Dia menitipkan pesan kepada Maudgalyayana agar memberitahukan murid-muridnya (sekelompok pertapa yang dikenal dengan nama Yasticudika, yang secara harfiah artinya mereka yang membawa pentungan dan mengenakan ikatan rambut) untuk tidak melakukan apa yang telah dilakukannya sebelumnya.

Maudgalyayana lalu kembali dan menemui murid-murid tirthika tersebut dan memberitahukan pesan guru mereka. Murid-muridnya sangat marah karena perkataan buruk mengenai gurunya dan memukuli Maudgalyayana dengan pentungan. 

Setelah para pertapa memukul seluruh tubuhnya bagaikan seikat alang-alang rawa, Arya Sariputra bertanya kepadanya, “Mengapa engkau tidak menggunakan kekuatan adi biasamu untuk meloloskan diri?” Arya Maudgalyayana menjawab bahwa karma telah menghalangi kemampuannya bahkan untuk sekadar memikirkan kekuatan adi biasanya itu, apalagi menggunakannya. Dan akhirnya beliau tidak dapat bertahan.

Karma apa yang menyebabkan hidup seorang Arya Maudgalyayana yang memiliki kekuatan adibiasa ini dapat berakhir seperti itu?

Beliau mengalami pengalaman ini karena pada satu masa di kehidupannya yang lampau, beliau mengucapkan kata-kata kasar kepada ibunya dan kekuatan karma perbuatan ini tidak hilang dengan sendirinya untuk berbuah.

Kangyur, vol 10 (tha)

Ada cerita dimana pada zaman Buddha Kasyapa ada seorang bhiksu yang menebang pohon walaupun ini melanggar vinaya, tapi dia tetap melakukannya karena tidak peduli dengan perkataan Sang Buddha sehingga pada kehidupan berikutnya dia terlahir sebagai naga yang memiliki bongkol sejenis pohon di kepalanya yang sangat sakit karena pendarahan ketika diterpa angin.

Sang naga tersebut menghampiri Sang Buddha dengan wujud seorang manusia dan Sang Buddha meminta untuk balik ke wujud aslinya dan menanyakan apa yang menjadi penyebab rupa seperti itu.
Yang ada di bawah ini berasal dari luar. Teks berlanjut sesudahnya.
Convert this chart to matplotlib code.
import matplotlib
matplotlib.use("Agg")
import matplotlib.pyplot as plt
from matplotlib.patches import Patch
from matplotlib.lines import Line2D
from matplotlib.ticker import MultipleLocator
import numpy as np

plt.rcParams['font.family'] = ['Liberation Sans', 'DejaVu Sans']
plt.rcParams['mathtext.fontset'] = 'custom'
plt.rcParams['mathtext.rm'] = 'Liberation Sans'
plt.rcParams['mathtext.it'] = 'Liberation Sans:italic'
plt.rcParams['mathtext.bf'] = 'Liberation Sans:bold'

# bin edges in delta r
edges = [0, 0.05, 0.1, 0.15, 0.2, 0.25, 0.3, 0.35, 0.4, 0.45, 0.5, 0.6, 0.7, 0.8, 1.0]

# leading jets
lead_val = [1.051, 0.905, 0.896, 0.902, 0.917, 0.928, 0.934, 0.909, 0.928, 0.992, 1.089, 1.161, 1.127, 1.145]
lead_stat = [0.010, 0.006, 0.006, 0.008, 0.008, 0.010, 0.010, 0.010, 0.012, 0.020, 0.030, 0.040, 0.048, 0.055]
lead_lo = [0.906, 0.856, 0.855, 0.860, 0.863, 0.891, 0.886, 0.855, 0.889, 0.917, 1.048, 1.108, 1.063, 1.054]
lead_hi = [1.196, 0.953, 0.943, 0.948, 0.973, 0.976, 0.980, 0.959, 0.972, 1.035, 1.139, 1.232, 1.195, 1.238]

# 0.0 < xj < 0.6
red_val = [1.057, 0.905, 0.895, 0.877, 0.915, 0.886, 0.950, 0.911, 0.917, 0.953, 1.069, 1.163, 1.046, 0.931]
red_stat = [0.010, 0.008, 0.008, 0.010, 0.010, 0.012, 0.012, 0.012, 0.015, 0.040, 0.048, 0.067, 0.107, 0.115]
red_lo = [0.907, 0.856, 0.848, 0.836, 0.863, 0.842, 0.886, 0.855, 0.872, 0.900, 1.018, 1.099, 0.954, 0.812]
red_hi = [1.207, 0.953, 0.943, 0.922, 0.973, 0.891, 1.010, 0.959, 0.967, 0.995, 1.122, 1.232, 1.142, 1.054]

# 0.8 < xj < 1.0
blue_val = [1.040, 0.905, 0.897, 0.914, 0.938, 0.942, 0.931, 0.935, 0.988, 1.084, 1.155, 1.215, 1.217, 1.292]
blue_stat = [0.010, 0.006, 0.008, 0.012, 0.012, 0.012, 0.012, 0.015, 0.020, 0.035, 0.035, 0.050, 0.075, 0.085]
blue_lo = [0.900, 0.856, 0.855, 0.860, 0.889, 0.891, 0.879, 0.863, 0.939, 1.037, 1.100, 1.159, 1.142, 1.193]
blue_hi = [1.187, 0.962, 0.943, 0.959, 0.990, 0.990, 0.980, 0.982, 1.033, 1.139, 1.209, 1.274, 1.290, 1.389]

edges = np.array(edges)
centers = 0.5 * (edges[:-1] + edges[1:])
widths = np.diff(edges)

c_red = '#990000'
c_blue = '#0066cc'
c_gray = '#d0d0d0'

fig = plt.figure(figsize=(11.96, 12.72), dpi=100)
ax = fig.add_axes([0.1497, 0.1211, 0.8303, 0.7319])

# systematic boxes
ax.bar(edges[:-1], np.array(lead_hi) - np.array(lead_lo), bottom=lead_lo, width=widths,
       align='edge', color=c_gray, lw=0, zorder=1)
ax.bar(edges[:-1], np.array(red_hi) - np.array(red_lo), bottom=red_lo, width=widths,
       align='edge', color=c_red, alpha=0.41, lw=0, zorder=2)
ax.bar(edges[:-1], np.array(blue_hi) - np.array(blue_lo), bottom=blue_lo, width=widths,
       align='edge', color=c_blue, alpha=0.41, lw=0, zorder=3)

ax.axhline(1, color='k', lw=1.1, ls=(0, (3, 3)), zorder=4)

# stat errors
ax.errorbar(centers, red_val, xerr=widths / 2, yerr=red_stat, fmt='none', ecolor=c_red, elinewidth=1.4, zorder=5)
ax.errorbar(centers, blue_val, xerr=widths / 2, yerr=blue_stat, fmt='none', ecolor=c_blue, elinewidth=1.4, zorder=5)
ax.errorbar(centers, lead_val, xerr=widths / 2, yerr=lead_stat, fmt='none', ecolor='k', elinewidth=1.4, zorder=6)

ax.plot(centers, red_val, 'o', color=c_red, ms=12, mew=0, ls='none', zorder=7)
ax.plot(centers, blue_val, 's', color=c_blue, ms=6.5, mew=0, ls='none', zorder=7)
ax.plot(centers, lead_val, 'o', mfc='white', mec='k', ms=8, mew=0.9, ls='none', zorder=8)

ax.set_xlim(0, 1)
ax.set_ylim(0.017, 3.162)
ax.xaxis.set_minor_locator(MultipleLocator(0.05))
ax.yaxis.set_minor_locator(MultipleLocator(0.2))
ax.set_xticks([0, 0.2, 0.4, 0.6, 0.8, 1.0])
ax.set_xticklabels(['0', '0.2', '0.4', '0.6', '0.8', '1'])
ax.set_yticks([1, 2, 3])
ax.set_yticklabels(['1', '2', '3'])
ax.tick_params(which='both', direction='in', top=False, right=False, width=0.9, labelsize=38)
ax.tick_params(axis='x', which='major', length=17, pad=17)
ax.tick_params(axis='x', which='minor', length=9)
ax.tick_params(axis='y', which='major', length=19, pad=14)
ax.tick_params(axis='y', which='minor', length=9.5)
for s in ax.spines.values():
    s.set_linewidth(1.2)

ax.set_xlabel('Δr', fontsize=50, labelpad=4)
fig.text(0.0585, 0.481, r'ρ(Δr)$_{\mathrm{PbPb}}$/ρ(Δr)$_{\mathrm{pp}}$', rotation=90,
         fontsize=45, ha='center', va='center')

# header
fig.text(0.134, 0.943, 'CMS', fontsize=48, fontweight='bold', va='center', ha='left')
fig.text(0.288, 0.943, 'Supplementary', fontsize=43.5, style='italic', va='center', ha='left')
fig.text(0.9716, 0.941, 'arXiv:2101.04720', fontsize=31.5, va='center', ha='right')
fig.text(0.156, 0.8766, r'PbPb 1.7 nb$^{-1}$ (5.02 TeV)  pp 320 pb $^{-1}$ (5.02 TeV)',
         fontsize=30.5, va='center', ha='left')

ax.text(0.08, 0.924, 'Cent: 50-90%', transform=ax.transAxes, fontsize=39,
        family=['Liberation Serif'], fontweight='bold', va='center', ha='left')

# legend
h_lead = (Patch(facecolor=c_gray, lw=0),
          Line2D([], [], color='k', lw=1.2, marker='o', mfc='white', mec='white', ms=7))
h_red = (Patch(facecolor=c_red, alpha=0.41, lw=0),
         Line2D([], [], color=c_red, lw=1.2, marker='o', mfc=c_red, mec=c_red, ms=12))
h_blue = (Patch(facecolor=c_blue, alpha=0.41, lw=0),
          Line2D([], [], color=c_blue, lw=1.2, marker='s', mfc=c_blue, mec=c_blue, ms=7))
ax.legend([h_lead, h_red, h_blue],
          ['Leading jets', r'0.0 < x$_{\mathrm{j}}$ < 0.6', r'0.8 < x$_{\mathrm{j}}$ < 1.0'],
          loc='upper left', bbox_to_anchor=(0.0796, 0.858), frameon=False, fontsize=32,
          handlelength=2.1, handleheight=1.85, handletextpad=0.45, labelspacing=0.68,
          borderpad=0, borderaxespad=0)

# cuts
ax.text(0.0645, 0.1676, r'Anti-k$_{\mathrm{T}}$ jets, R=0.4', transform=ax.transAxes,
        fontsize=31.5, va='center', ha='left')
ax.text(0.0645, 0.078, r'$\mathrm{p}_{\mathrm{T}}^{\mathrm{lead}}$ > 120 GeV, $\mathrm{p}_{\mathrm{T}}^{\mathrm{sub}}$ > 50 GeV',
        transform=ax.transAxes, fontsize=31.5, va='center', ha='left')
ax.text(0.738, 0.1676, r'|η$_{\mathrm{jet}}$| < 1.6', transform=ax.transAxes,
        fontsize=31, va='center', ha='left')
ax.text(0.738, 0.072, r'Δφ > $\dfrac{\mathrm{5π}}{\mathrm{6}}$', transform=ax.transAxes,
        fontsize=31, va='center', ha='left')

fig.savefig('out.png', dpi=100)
Dia menjawab perbuatannya memotong pohon sebelumnya yang berakibat seperti itu. Ini menunjukkan bahwa sebuah perbuatan yang kelihatan remeh tapi dapat berakibat yang begitu besar.

Kangyur, vol. 29 (sha)

Satu-satunya cara untuk lolos dari akibat-akibat perbuatan buruk masa lampau kita adalah dengan mempurifikasi diri kita sendiri dengan mempraktikkan empat kekuatan penawar.

Liberation in the Palm of One’s Hand

Konklusi

Cerita-cerita seperti ini, yang memberikan gambaran cara kerja hukum karma dan akibatnya, sangatlah banyak. Mereka jauh lebih subtil serta lebih sulit untuk dipahami daripada ajaran tentang kesunyataan.
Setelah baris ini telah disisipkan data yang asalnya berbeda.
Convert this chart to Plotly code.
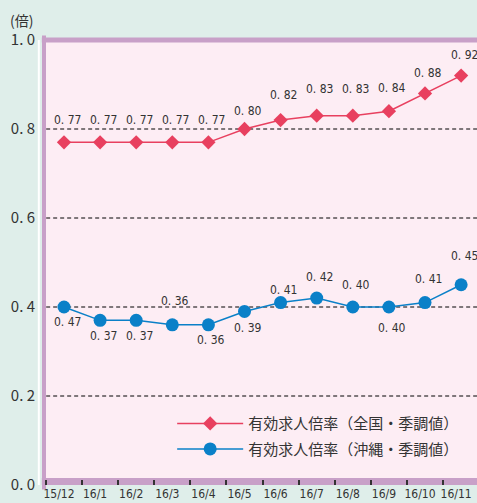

Contohnya para Arahat Shravaka maupun Pratyeka Buddha mencapai realisasi langsung tentang makna terdalam dari kesunyataan dan mereka juga mampu mengajarkannya kepada orang lain. Akan tetapi untuk makna terdalam dari sebab dan akibat (karma) hanya ada di wilayah para Buddha, dan seseorang harus mengevaluasinya hanya melalui pernyataan otentik Mereka.

Begitu subtilnya sifat dari hukum karma dan akibatnya ini sehingga, inilah yang menjadi alasan mengapa kita harus menghindari perbuatan jahat sekecil apapun.